Diese Entwicklungen hatten aber wiederum zur Folge, dass sich die jeweiligen Projekte schneller besetzen ließen. Dieser Wert liegt mit 123,88 Punkten auf einem Höchststand. Damit kann dieser den Gesamtindex noch leicht nach oben beeinflussen, die Gesamttendenz bleibt jedoch klar negativ. Stabil hingegen blieben die Stundensätze, sie konnten sogar leicht steigen.

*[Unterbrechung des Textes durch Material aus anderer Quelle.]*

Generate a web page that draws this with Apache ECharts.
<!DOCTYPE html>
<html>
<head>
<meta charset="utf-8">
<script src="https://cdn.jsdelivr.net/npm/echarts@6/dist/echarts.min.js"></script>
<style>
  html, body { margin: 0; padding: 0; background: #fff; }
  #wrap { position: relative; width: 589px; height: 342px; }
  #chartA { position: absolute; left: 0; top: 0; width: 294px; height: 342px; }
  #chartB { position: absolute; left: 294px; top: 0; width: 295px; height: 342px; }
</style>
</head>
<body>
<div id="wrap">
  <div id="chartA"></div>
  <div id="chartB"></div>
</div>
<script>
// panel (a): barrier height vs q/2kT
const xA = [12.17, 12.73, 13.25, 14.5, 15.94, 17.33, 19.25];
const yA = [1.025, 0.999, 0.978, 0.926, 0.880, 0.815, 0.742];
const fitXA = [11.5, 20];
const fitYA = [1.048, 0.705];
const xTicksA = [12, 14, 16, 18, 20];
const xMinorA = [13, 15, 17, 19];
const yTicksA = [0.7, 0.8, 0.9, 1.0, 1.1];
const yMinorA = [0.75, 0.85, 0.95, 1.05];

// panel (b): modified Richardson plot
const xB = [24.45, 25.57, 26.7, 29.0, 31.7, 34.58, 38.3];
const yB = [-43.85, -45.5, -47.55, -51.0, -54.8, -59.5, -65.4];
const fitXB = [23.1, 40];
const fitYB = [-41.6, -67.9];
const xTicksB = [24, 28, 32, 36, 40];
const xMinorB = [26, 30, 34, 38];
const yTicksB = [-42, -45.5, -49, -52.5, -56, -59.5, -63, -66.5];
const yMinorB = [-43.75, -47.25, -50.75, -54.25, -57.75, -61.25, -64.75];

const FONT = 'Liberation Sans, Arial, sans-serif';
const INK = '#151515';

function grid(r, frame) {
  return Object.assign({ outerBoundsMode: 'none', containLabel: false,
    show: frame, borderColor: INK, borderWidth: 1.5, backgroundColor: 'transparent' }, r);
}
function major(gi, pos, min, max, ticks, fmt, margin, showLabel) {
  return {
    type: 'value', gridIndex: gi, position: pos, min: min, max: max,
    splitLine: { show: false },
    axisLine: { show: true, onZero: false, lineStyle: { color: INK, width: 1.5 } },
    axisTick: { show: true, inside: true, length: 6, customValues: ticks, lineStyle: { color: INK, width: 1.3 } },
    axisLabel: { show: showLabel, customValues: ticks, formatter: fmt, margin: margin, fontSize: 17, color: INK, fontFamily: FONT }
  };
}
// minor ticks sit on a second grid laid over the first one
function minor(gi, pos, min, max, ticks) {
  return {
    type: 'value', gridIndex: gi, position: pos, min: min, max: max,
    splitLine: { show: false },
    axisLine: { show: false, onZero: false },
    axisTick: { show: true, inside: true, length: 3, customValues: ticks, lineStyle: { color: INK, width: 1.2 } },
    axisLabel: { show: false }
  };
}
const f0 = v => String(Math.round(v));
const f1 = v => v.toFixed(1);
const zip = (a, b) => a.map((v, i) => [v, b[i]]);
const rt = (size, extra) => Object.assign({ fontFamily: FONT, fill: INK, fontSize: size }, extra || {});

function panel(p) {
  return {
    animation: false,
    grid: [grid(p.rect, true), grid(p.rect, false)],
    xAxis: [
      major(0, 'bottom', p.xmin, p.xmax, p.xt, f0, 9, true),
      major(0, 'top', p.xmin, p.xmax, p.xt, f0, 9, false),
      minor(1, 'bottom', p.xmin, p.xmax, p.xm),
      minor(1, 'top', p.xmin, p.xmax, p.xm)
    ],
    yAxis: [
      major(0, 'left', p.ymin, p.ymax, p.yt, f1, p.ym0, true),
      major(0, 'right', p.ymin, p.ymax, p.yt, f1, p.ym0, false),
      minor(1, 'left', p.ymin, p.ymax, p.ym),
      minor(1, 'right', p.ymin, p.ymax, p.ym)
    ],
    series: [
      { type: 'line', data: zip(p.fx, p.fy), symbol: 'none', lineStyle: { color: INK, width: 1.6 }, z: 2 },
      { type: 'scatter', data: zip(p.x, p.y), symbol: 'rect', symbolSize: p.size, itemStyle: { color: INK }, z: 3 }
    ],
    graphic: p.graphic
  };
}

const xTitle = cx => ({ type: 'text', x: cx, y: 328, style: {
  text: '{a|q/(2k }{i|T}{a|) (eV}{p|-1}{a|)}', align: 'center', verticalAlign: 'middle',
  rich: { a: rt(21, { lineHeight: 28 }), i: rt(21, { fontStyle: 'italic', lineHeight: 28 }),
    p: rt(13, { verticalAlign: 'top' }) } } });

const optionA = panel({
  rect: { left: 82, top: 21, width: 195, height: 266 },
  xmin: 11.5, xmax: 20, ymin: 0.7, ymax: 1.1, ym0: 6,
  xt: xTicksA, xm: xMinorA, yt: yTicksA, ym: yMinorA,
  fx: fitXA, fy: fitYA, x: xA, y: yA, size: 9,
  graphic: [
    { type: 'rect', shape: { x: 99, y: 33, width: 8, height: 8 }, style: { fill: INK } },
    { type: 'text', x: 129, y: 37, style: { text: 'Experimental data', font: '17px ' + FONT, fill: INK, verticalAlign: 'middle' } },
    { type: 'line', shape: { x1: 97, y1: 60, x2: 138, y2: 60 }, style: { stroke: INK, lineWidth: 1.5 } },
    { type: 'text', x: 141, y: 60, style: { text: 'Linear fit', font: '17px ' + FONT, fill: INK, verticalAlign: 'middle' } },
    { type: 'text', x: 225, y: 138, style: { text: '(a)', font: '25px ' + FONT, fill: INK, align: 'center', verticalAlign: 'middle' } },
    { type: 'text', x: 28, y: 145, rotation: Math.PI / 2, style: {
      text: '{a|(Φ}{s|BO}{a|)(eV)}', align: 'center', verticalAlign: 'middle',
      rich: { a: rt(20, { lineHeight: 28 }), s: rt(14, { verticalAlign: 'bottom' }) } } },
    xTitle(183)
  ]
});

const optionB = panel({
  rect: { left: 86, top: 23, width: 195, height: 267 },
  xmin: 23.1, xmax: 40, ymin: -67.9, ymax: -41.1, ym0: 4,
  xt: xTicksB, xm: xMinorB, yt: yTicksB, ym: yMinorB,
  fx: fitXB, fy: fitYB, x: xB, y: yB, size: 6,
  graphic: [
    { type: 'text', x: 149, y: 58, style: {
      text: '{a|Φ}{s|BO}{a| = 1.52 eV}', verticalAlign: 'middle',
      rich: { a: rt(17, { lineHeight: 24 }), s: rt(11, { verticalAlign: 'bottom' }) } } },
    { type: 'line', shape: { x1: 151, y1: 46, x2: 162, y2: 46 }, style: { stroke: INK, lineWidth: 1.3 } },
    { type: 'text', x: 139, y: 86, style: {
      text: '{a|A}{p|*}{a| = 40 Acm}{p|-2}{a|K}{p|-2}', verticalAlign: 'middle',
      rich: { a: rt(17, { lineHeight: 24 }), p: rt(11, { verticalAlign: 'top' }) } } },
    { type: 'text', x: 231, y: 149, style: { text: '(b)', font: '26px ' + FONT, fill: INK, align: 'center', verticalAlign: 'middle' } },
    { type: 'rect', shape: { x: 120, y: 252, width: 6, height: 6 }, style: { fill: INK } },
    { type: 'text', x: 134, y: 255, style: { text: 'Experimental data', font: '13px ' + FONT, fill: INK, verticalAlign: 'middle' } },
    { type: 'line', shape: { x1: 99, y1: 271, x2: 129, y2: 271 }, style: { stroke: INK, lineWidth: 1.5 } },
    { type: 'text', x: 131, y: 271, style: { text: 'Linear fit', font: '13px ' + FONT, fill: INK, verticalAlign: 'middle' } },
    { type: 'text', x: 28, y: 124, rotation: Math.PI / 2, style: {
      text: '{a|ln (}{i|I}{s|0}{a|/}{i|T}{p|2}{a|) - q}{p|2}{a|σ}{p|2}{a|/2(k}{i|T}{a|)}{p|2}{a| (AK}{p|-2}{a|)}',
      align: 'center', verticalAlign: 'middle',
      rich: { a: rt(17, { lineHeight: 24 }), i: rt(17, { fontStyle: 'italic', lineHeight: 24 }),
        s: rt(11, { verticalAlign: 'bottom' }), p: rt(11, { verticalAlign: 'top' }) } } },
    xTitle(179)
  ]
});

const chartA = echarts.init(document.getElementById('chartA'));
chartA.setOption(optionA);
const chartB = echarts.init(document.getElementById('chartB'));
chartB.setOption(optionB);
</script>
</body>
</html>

„Wie erwartet hat die Coronakrise den Projektmarkt im zweiten Quartal mit voller Wucht getroffen. Vor allem die vielen Bewerbungen auf ein Projekt veranschaulichen, wie sehr das Angebot auf dem gesamten Markt brach lag. Betrachtet man die Monate im Einzelnen zeigt sich jedoch, dass die Talsohle bereits im April lag. In den Monaten Mai und Juni war bereits wieder ein klarer Aufwärtstrend erkennbar. Wir sind optimistisch, dass sich dieser Verlauf fortsetzen wird,“ erläutert Solcom-Geschäftsführer Oliver Koch die Situation.
Stundensätze
Im zweiten Quartal konnte die Kompetenz „Beratung SAP“, wie bereits zuvor, die höchsten Stundensätze erzielen. An zweiter Stelle lag „Beratung ERP“, die im Ranking einen deutlichen Sprung von Platz acht nach oben machen konnte.
Ebenfalls nach oben ging es für „Beratung Prozess-Management“, die nun auf Rang drei liegt. Verbessern konnten sich zudem „Projektleitung Bauwirtschaft“ und „Projektleitung Automotive“. Verloren haben dagegen „Softwareentwicklung SAP“, „Projektleitung Softwareentwicklung“, „Test-/Qualitäts-Management“ sowie „Safety Management“.
Bei der Betrachtung der einzelnen Monate innerhalb des Quartals zeigte sich ein leichter Rückgang der durchschnittlichen Stundensätze in jedem Monat, jedoch lagen April und Mai noch knapp über dem Vorquartal.
Gefragte Qualifikationen
Zudem gab es bei den meist nachgefragten Qualifikationen im zweiten Quartal keine Änderungen an der Spitze. Nach wie vor steht hier SAP-Beratung auf Platz eins. Auf Platz zwei und drei folgen SPS-Programmierung, die sich von Platz vier verbessern konnte, sowie SAP-Entwicklung. Nach oben ging es für Embedded-Software-Entwicklung, Bauleitung, Requirements Engineering und Safety Management.
Deutlich weniger Anfragen gab es im Bereich Java-Entwicklung, welche nun auf Rang sieben liegt. Nach unten ging es zudem für C#-Programmierung und System Engineering.
Die Gesamtzahl der Anfragen hat sich verringert. Die meisten Anfragen im Betrachtungszeitraum kamen aus der Automobilindustrie, gefolgt vom Bauwesen, das deutlich mehr Anfragen verzeichnen konnte.
Dass IT-Freelancer künftig wieder mehr Arbeit haben, legt auch eine Befragung der großen, deutschen IT-Personalvermittler durch Lünendonk dar.